RIO DE JANEIRO (Reuters) - Backed by armored personnel carriers and 800 army soldiers, police prepared a major offensive on Friday to occupy one of Rio de Janeiro’s largest slums where heavily armed drug traffickers bunkered up after days of violence.
Thirty-five people have been killed since police first clashed earlier this week with suspected gang members who attacked police stations and burned nearly 100 cars and buses, and the planned advance could push the death toll higher.
Authorities blamed the assaults on orders from imprisoned gang members angry at police efforts to take control of their turf in more than a dozen slums.
The latest wave of violence raises renewed doubts over the city’s ability to host the 2014 soccer World Cup and the 2016 Olympics, even though sports authorities have said they trust the government’s security measures.

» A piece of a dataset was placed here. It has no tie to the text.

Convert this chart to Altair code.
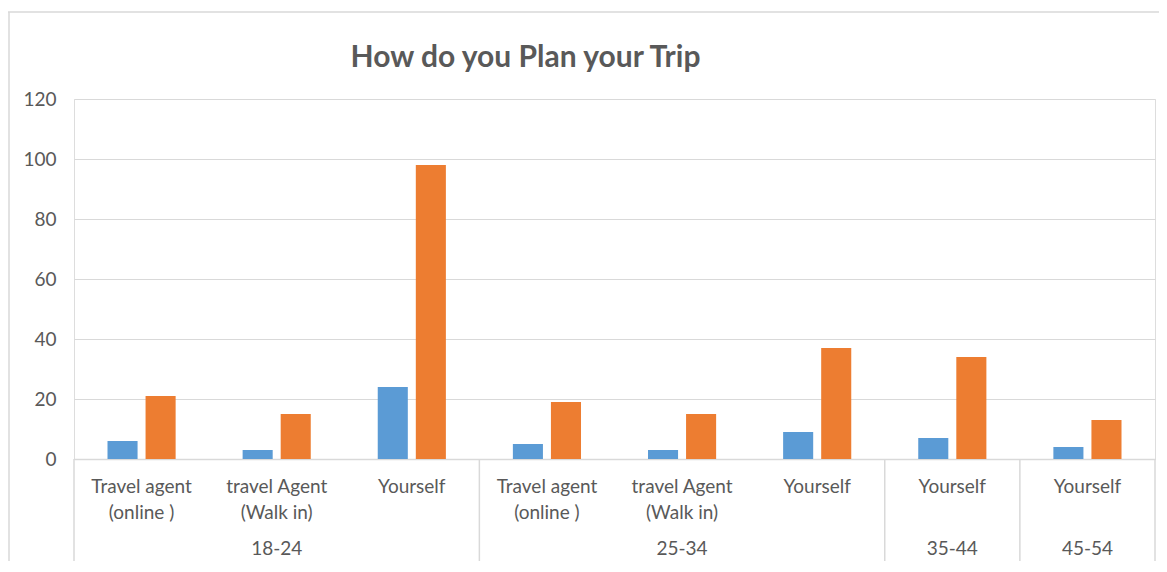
import altair as alt
import pandas as pd

# ---- data ----
groups = ["18-24", "18-24", "18-24", "25-34", "25-34", "25-34", "35-44", "45-54"]
methods = [
    "Travel agent\n(online )",
    "travel Agent\n(Walk in)",
    "Yourself",
    "Travel agent\n(online )",
    "travel Agent\n(Walk in)",
    "Yourself",
    "Yourself",
    "Yourself",
]
series_names = ["Series1", "Series2"]
series1 = [6, 3, 24, 5, 3, 9, 7, 4]
series2 = [21, 15, 98, 19, 15, 37, 34, 13]
y_ticks = [0, 20, 40, 60, 80, 100, 120]
title_text = "How do you Plan your Trip"

# ---- derived tables ----
slots = [f"{g}|{m}" for g, m in zip(groups, methods)]

bars_df = pd.DataFrame({
    "slot": slots * 2,
    "series": [series_names[0]] * len(slots) + [series_names[1]] * len(slots),
    "value": series1 + series2,
})
cat_df = pd.DataFrame({"slot": slots, "label": methods})

uniq_groups = list(dict.fromkeys(groups))
grp_rows, start_rows = [], []
for g in uniq_groups:
    idx = [i for i, gg in enumerate(groups) if gg == g]
    grp_rows.append({"slot": slots[idx[len(idx) // 2]], "label": g})
    start_rows.append({"slot": slots[idx[0]]})
grp_df = pd.DataFrame(grp_rows)
start_df = pd.DataFrame(start_rows)
end_df = pd.DataFrame({"slot": [slots[-1]]})
title_df = pd.DataFrame({"t": [title_text]})

TEXT = "#595959"
GRID = "#D9D9D9"
FONT = "Lato"
W, H = 1081, 360

x_scale = alt.Scale(domain=slots, paddingInner=0, paddingOuter=0)

bars = alt.Chart(bars_df).mark_bar().encode(
    x=alt.X("slot:N", scale=x_scale, sort=slots,
            axis=alt.Axis(labels=False, ticks=False, title=None, grid=False,
                          domainColor=GRID, domainWidth=1.5)),
    xOffset=alt.XOffset("series:N", sort=series_names,
                        scale=alt.Scale(domain=series_names, paddingInner=0.21, paddingOuter=0.88)),
    y=alt.Y("value:Q", scale=alt.Scale(domain=[0, 120], nice=False),
            axis=alt.Axis(values=y_ticks, title=None, domain=False, ticks=False,
                          labelPadding=18, gridColor=GRID, gridWidth=1.2,
                          labelFontSize=19, labelColor=TEXT, labelFont=FONT)),
    color=alt.Color("series:N", scale=alt.Scale(domain=series_names, range=["#5B9BD5", "#ED7D31"]),
                    legend=None),
)

cat_text = alt.Chart(cat_df).mark_text(
    font=FONT, fontSize=19, color=TEXT, baseline="top", align="center",
    lineBreak="\n", lineHeight=26,
).encode(
    x=alt.X("slot:N", scale=x_scale, sort=slots),
    y=alt.value(379),
    text="label:N",
)

grp_text = alt.Chart(grp_df).mark_text(
    font=FONT, fontSize=19, color=TEXT, baseline="middle", align="center",
).encode(
    x=alt.X("slot:N", scale=x_scale, sort=slots),
    y=alt.value(450),
    text="label:N",
)

sep_start = alt.Chart(start_df).mark_rule(color=GRID, strokeWidth=1.5).encode(
    x=alt.X("slot:N", scale=x_scale, sort=slots, bandPosition=0),
    y=alt.value(H), y2=alt.value(H + 120),
)
sep_end = alt.Chart(end_df).mark_rule(color=GRID, strokeWidth=1.5).encode(
    x=alt.X("slot:N", scale=x_scale, sort=slots, bandPosition=1),
    y=alt.value(H), y2=alt.value(H + 120),
)

# chart-area frame (decoration)
frame_top = alt.Chart(end_df).mark_rule(color=GRID, strokeWidth=1.5).encode(
    x=alt.value(-66), x2=alt.value(W + 4), y=alt.value(-87),
)
frame_left = alt.Chart(end_df).mark_rule(color=GRID, strokeWidth=1.5).encode(
    x=alt.value(-65), y=alt.value(-87), y2=alt.value(H + 120),
)

title = alt.Chart(title_df).mark_text(
    font=FONT, fontSize=30, fontWeight="bold", color=TEXT,
    align="center", baseline="alphabetic",
).encode(
    x=alt.value(W / 2 - 89), y=alt.value(-32), text="t:N",
)

chart = alt.layer(
    frame_top, frame_left, bars, sep_start, sep_end, cat_text, grp_text, title
).properties(
    width=W, height=H,
    autosize=alt.AutoSizeParams(type="none"),
    padding={"left": 66, "top": 91, "right": 4, "bottom": 102},
).configure_view(stroke=None).configure(background="white")

chart.save("out.html", embed_options={"renderer": "svg", "actions": False})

Pedestrians applauded as the military convoy rattled through city streets on the way to the Alemao favela, or shantytown, where traffickers took shelter after fleeing from advancing police on Thursday.
Masked men, some dressed in shorts and camouflage T-shirts, defiantly waved their machineguns in the air. Others pointed their guns down the winding roads of the hilly slum, apparently on watch for advancing police officers.

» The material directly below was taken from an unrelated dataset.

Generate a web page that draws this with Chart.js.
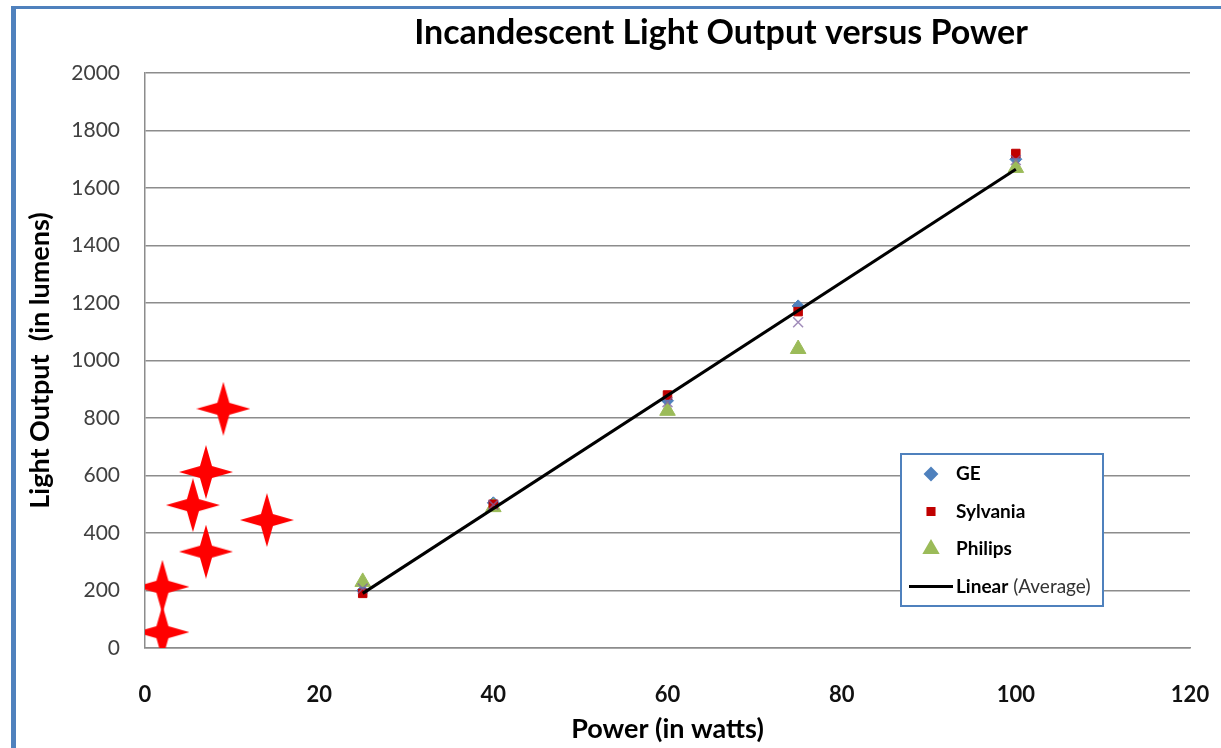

Some of them fired shots at a police helicopter patrolling the area, according to a Reuters photographer.
“We’ll invade Alemao at the right moment. We’re depending on information from intelligence services,” said Roberto Sa, Rio de Janeiro state’s under-secretary of public security.
Elsewhere, residents have had to take cover from gunfire and skirt burning buses on their way to work.
The government defended the unusual deployment of army soldiers, saying they would primarily provide backup and logistic support to free police officers to engage the gangs.
“The confrontation is necessary so we can have a state in peace,” Defense Minister Nelson Jobim told a news conference.
The use of the armed forces to quell urban violence remains controversial in Brazil, where the military fought and tortured political dissidents during its 1964-1985 rule.
Human rights groups regularly accuse police of using excessive force.
Still, most residents appear to back Rio de Janeiro Governor Sergio Cabral’s hard line on crime.
Cabral stressed his government did not rely only on force to quell violence but had invested billions of reais to improve the quality of life in Rio de Janeiro’s impoverished slums.
Opinion polls show that public security is one of the top issues President-elect Dilma Rousseff will face when she takes office on January 1.